In April, Gov. Jerry Brown signed Senate Bill X1-2, which will raise the state’s current renewable portfolio standard and extend the time frame another 10 years. The previous standard required utilities to acquire 20 percent of their power from renewable sources by the year 2010. The new law extends the target to 33 percent and gives utilities until 2020 to reach it.

The new standard applies to all the state’s utilities including publicly owned utilities, investor-owned utilities, electricity service providers, and community choice aggregators. It allows them to meet the target incrementally. Recognizing that the previous 20 percent target has yet to be reached, it gives utilities until 2013 to cross that threshold. After that, they will have until 2016 to get 25 percent of their power from renewables. Finally, they must reach the 33 percent target by Dec. 31, 2020.

Brown touted the standard as a catalyst for investment and jobs and characterized it as a floor, rather than a ceiling. In doing so, he gave a not-so-subtle hint as to what he thought the next threshold should be, saying 40 percent “is well within our grasp in the near future.”

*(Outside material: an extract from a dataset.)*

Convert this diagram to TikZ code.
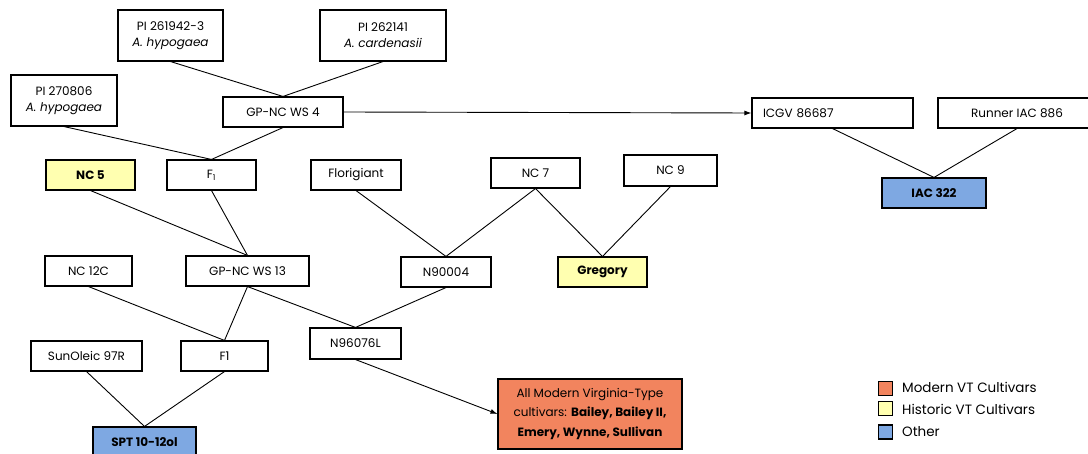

First established in 2002, California’s renewable energy portfolio standard has been a model and a sort of benchmark for other states. According to the website for the Pew Center on Global Change, www.pewclimate.org, 37 states have a portfolio standard for renewable energy, alternative energy or some combination of the two. Only Hawaii has a standard higher than California’s. It requires utilities to get 40 percent of their energy from renewable sources by the year 2030.